The trip has been presented as an opportunity to engage northern Albertans in the CFL by giving locals the opportunity to meet players from the closest CFL team.

But if the Eskimos are truly serious about engaging northern Albertans, they may want to consider changing their team’s name from a term used for Inuit people, many of whom reside in province’s north.

As Natan Obed, president of Canada’s national Inuit organization, observed in 2015 Globe and Mail opinion piece, ‘Eskimo’ has never been a term Inuit people have used to describe themselves. It was imposed on them by European settlers as part of the colonization process.

“The CFL football team does not honour our culture, our history, our present, or our future. The name is an enduring relic of colonial power,” wrote Obed.

It’s not just the Eskimos that have an offensive team name, of course.

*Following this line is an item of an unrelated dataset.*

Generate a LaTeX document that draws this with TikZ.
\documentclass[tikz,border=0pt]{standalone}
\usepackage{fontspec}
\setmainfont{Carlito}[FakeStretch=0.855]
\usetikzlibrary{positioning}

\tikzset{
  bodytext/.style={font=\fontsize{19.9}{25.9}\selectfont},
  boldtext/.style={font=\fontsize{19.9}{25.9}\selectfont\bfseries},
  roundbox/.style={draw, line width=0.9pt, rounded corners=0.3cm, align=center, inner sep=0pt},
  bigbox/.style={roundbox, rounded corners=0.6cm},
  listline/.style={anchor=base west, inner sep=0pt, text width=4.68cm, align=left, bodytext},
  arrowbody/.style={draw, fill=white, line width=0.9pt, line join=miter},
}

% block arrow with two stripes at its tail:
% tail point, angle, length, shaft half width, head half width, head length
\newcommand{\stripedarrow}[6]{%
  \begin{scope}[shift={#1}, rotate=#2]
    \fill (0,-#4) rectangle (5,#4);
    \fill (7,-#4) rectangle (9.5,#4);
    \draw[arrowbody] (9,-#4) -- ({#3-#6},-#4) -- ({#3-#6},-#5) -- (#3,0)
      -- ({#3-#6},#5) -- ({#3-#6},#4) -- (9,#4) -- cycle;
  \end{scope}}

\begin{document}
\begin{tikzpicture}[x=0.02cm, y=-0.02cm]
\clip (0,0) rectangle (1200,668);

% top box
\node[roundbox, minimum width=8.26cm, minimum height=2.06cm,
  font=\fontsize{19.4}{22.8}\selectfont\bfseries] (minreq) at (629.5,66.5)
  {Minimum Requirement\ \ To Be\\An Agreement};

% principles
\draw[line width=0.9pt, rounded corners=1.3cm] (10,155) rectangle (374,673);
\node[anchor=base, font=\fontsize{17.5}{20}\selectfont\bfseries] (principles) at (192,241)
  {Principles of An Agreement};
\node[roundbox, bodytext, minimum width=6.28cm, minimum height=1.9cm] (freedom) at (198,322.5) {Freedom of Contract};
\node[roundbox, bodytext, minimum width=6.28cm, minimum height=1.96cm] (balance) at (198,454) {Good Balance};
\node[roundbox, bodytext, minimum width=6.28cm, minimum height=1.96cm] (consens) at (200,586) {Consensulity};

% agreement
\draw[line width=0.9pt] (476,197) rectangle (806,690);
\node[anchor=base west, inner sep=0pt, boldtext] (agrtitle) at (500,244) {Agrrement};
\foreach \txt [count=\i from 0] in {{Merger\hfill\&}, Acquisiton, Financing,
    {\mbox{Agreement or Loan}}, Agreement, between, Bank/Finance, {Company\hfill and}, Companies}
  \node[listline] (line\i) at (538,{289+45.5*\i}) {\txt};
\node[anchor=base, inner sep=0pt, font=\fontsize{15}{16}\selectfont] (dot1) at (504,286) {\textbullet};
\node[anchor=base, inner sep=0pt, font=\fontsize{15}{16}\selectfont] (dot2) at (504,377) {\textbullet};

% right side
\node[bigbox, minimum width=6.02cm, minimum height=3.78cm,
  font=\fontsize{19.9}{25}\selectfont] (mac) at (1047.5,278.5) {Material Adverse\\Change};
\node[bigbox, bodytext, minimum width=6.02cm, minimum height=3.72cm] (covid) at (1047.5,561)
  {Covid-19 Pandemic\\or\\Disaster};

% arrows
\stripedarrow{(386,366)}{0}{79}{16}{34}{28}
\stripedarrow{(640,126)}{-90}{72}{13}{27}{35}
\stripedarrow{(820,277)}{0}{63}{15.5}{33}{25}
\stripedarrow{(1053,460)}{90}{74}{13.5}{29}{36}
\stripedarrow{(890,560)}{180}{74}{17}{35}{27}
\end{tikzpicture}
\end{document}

There’s the Cleveland Indians in baseball, Washington Redskins in American football and hockey’s Chicago Blackhawks, to name but a few.

These team names share a common thread — they’re all directed at indigenous peoples.

It’s noteworthy that Edmonton’s CFL team is the only professional Canadian sports franchise faced with this issue.

Canadians often pride ourselves on being more tolerant than our southern neighbours, so let’s act the part.

Particularly at a time of heightened awareness regarding the plight of aboriginals, it would be a measure of considerable goodwill for the team owners to at least consider a name change.

Toronto Mayor John Tory, a former CFL commissioner, said last year that the time was right for the Eskimos to change their name to something more inclusive.

Edmonton Mayor Don Iveson, whose overall politics are far more progressive than Tory’s, has been conspicuously absent from the debate, merely calling it “an important (question) to grapple with.”

Understandably, Iveson doesn’t want to offend fans of a popular franchise, but sometimes one must risk offence to do the right thing, particularly when it’s as simple as changing a name.

The CFL continues to defend the Eskimos brand, pointing out that the team doesn’t use race imagery in its advertising, unlike the Cleveland Indians’ notorious Chief Wahoo.

If the team is genuinely trying to avoid using discriminatory images, then it’s all the more reason for them to change its name.

So what would Edmonton’s CFL team change its name to?

Nearly anything would be less odious then the current moniker, but I think Tory was correct to suggest the team hold a contest for fans to select a new name.

This would be a means of truly engaging the entire community with the franchise, while demonstrating respect for indigenous peoples by treating their diversity of cultures as more than a caricature.